The hotel’s managing director, Luigi Romaniello, and the architect Elizabeth Kubany gave The Sunday Times an exclusive first look at the eight-year renovation of this 70,000 sq ft site, which occupies a full block between Park and Lexington Avenues and 49th and 50th streets.
We stroll in hard hats through the vast marble Park Lane and Clock lobbies to the Silver Corridor, where a series of friezes of goddesses representing the seasons are being restored to their original blue and green colours. It’s not just a century’s worth of cigar smoke being sloughed off, Romaniello tells me. The renovation will also transform the Starlight Ballroom, where Ella Fitzgerald and Frank Sinatra performed, into a swimming pool called the Starlight Pool and it will restore treasured fixtures and fittings such as the 3m winged Spirit of Achievement statue that presides over the Park Avenue entrance, and the Steinway piano on which the long-time resident Cole Porter wrote standards such as Anything Goes and I Get a Kick Out of You.

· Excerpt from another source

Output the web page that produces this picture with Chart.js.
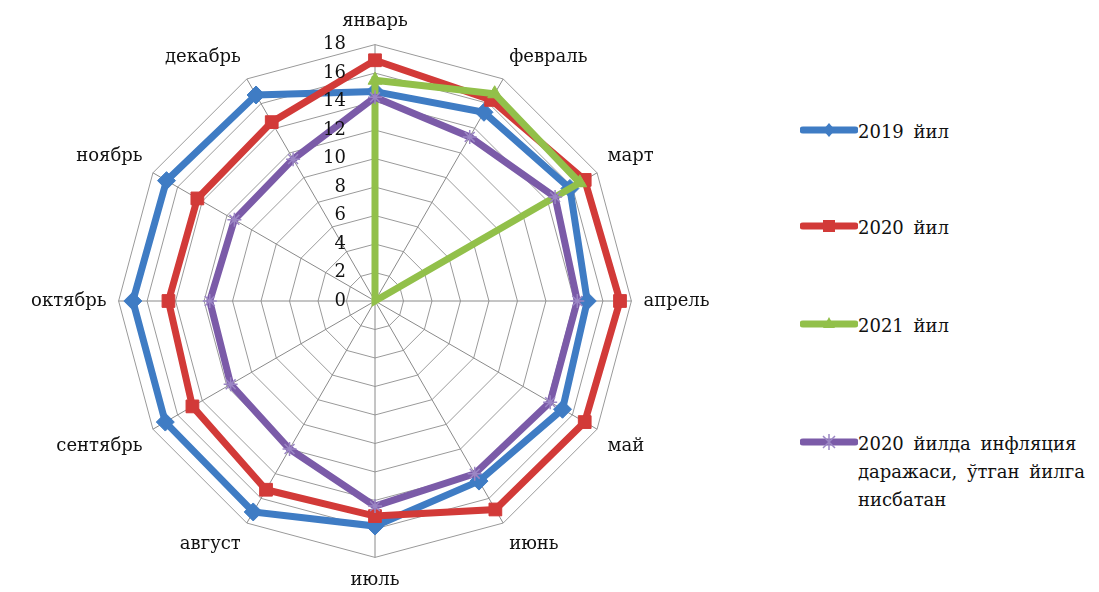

The 1930s ground-floor layout, with its block-to-block promenade from Park to Lexington Avenue, and its double-width transverse galleries, will be reinstated from 1929 plans, Kubany says. “The width accommodated the massive skirts worn by the fabulous people who came here to be seen for events like the Met Gala,” she says, adding: “It’s going to be quite something.”
Back at the Peninsula, the rooftop bar has been relaunched as Pen Top, a cocktail bar and terrace that honours the site’s history as one of the first rooftop bars in this city of rooftop bars (launched as the Sun Deck in 1933). Pen Top’s terrace is thronged this evening: with young lovers taking in the wraparound Manhattan views and East Asian tourists drawn by the Peninsula brand. I raise a moonlighter, Pen Top’s bestselling take on a whisky sour, to the big beasts of the Manhattan hotel scene and all they have seen. As the New York luxury hotel dweller Bette Davis put it: “That’s me. An old kazoo with some sparklers.”